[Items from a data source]
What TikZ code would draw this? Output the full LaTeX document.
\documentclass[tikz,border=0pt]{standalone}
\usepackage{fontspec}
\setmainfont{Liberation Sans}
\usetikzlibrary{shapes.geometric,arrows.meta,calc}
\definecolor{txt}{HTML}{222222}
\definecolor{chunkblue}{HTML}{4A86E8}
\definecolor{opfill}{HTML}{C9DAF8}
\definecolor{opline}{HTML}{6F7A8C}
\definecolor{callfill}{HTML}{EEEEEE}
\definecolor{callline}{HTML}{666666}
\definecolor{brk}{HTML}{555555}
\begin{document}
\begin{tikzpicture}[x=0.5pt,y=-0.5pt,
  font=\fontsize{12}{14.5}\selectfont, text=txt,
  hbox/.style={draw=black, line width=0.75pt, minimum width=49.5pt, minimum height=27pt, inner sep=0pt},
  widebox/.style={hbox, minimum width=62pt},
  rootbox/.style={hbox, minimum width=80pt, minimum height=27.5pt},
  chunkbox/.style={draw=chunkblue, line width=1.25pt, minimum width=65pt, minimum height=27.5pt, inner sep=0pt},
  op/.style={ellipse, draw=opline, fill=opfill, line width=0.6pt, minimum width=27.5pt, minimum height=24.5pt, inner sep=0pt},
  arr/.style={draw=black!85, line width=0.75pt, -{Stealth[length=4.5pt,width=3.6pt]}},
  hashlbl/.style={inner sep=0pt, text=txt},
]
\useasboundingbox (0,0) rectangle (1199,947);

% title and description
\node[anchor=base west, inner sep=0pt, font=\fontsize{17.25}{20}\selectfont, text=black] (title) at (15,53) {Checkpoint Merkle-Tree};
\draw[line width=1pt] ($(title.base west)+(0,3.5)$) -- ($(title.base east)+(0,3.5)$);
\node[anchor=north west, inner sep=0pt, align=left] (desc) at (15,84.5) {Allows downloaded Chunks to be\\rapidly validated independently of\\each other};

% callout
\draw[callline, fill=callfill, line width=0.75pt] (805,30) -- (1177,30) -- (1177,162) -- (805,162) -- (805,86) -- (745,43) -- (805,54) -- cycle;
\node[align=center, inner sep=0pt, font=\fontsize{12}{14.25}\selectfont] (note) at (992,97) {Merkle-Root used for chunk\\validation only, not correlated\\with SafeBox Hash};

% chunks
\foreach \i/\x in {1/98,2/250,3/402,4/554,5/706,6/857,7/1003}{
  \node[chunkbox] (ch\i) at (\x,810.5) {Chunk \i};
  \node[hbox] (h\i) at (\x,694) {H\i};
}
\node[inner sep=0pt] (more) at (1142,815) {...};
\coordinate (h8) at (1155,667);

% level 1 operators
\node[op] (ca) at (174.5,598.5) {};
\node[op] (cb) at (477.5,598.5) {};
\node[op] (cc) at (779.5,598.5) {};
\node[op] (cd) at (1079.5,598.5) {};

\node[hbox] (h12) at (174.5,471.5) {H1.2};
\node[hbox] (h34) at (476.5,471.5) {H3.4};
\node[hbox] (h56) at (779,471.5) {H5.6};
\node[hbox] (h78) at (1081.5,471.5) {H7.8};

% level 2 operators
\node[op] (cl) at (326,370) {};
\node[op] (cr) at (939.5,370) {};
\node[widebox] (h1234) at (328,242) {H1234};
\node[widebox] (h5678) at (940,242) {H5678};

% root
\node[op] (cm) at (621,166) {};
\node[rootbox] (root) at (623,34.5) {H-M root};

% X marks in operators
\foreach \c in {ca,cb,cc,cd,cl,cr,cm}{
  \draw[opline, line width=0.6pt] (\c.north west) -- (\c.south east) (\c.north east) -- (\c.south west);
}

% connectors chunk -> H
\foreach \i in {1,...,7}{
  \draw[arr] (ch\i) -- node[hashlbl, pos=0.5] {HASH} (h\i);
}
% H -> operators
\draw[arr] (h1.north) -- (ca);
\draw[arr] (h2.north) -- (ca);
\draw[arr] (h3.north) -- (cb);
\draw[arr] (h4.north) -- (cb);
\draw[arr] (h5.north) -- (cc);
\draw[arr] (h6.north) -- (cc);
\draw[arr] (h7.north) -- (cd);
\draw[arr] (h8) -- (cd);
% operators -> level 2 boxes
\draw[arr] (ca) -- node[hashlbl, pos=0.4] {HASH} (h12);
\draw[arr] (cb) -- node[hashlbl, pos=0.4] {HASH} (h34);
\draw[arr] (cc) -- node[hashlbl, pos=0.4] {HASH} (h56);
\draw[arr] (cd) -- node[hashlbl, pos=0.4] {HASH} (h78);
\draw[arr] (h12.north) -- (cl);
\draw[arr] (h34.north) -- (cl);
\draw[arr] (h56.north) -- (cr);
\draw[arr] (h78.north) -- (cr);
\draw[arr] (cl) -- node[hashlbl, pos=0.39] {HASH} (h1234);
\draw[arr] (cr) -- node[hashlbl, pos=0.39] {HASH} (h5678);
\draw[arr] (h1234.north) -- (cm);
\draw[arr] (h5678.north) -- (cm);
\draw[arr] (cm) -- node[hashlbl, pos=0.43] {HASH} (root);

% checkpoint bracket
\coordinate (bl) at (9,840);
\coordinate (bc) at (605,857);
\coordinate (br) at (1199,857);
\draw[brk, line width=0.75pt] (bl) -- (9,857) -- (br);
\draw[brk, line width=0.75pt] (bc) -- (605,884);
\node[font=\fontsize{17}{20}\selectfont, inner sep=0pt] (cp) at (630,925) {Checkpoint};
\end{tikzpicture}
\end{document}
---
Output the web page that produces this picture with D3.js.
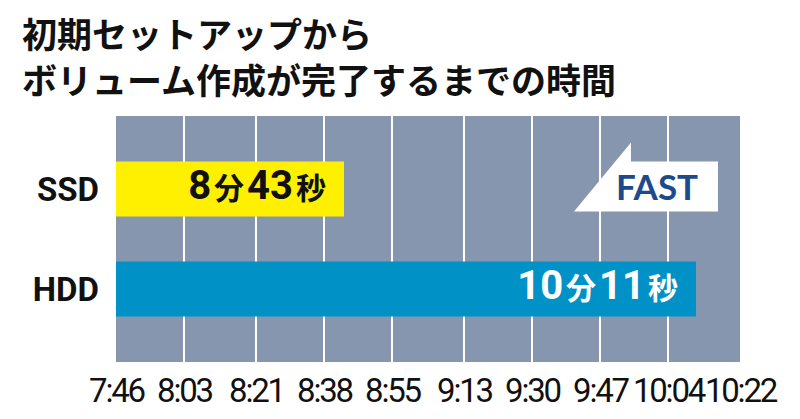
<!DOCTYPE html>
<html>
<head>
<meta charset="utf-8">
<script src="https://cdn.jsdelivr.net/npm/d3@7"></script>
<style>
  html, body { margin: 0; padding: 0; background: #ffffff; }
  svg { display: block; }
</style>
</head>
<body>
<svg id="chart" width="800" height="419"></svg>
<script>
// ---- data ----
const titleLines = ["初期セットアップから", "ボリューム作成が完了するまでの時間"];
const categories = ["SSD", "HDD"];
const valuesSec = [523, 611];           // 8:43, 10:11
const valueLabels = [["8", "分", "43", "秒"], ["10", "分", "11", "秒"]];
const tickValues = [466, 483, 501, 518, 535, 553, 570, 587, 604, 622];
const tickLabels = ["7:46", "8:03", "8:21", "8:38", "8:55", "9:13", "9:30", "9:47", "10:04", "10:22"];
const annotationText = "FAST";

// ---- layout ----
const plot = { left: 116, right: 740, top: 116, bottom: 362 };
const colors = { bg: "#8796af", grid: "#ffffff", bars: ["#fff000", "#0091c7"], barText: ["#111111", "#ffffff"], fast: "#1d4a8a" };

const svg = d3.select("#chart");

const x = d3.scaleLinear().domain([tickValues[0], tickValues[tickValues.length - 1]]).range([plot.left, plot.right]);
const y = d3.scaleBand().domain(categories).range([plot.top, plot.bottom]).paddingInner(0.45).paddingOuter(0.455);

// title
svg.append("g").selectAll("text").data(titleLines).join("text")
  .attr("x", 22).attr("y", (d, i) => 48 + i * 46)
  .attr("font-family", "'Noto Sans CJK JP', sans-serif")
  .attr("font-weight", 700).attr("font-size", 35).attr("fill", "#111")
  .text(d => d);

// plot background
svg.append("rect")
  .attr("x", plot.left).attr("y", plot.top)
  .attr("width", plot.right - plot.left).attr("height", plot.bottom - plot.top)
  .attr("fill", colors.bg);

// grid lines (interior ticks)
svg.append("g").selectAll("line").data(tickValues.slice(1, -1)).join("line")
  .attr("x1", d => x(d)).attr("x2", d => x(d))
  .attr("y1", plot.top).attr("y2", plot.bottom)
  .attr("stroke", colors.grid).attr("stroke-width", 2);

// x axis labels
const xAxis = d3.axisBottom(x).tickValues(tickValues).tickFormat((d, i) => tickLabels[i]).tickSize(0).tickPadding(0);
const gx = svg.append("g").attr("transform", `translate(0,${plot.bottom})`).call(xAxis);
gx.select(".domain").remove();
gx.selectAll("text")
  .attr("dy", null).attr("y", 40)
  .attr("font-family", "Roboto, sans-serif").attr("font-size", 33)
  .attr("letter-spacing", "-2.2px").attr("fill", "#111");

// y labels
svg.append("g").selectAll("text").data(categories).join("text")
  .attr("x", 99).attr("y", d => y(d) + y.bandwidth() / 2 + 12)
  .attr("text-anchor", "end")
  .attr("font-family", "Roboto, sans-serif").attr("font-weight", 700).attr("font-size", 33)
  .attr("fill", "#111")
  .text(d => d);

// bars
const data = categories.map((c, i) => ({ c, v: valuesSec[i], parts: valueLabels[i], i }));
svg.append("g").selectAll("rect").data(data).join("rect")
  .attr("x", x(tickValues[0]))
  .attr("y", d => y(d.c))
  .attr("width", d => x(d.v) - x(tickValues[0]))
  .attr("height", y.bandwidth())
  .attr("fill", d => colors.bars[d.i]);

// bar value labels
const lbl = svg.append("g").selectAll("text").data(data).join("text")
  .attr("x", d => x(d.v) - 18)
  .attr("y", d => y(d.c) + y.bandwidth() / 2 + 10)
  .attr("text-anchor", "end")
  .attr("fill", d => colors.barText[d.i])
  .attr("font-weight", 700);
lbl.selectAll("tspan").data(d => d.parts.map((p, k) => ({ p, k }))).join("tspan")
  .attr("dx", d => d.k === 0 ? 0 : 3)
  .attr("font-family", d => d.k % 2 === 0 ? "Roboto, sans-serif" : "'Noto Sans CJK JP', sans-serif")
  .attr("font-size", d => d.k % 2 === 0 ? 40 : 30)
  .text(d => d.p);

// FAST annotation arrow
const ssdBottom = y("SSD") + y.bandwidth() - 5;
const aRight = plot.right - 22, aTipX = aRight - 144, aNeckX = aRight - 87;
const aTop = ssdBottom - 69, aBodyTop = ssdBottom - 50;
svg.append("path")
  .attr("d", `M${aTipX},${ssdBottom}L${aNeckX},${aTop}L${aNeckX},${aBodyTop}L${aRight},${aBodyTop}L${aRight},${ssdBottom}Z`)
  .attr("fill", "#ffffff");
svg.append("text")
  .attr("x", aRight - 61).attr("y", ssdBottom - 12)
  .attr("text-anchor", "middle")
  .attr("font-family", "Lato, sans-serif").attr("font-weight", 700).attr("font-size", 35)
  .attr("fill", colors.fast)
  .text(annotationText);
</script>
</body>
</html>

• **Task goal**
Extract and reproduce exactly the lines opening with the line containing "What TikZ code" and closing with the line containing "inner sep=0pt, align=left]", inclusive.

• **Right answer**
What TikZ code would draw this? Output the full LaTeX document.
\documentclass[tikz,border=0pt]{standalone}
\usepackage{fontspec}
\setmainfont{Liberation Sans}
\usetikzlibrary{shapes.geometric,arrows.meta,calc}
\definecolor{txt}{HTML}{222222}
\definecolor{chunkblue}{HTML}{4A86E8}
\definecolor{opfill}{HTML}{C9DAF8}
\definecolor{opline}{HTML}{6F7A8C}
\definecolor{callfill}{HTML}{EEEEEE}
\definecolor{callline}{HTML}{666666}
\definecolor{brk}{HTML}{555555}
\begin{document}
\begin{tikzpicture}[x=0.5pt,y=-0.5pt,
  font=\fontsize{12}{14.5}\selectfont, text=txt,
  hbox/.style={draw=black, line width=0.75pt, minimum width=49.5pt, minimum height=27pt, inner sep=0pt},
  widebox/.style={hbox, minimum width=62pt},
  rootbox/.style={hbox, minimum width=80pt, minimum height=27.5pt},
  chunkbox/.style={draw=chunkblue, line width=1.25pt, minimum width=65pt, minimum height=27.5pt, inner sep=0pt},
  op/.style={ellipse, draw=opline, fill=opfill, line width=0.6pt, minimum width=27.5pt, minimum height=24.5pt, inner sep=0pt},
  arr/.style={draw=black!85, line width=0.75pt, -{Stealth[length=4.5pt,width=3.6pt]}},
  hashlbl/.style={inner sep=0pt, text=txt},
]
\useasboundingbox (0,0) rectangle (1199,947);

% title and description
\node[anchor=base west, inner sep=0pt, font=\fontsize{17.25}{20}\selectfont, text=black] (title) at (15,53) {Checkpoint Merkle-Tree};
\draw[line width=1pt] ($(title.base west)+(0,3.5)$) -- ($(title.base east)+(0,3.5)$);
\node[anchor=north west, inner sep=0pt, align=left] (desc) at (15,84.5) {Allows downloaded Chunks to be\\rapidly validated independently of\\each other};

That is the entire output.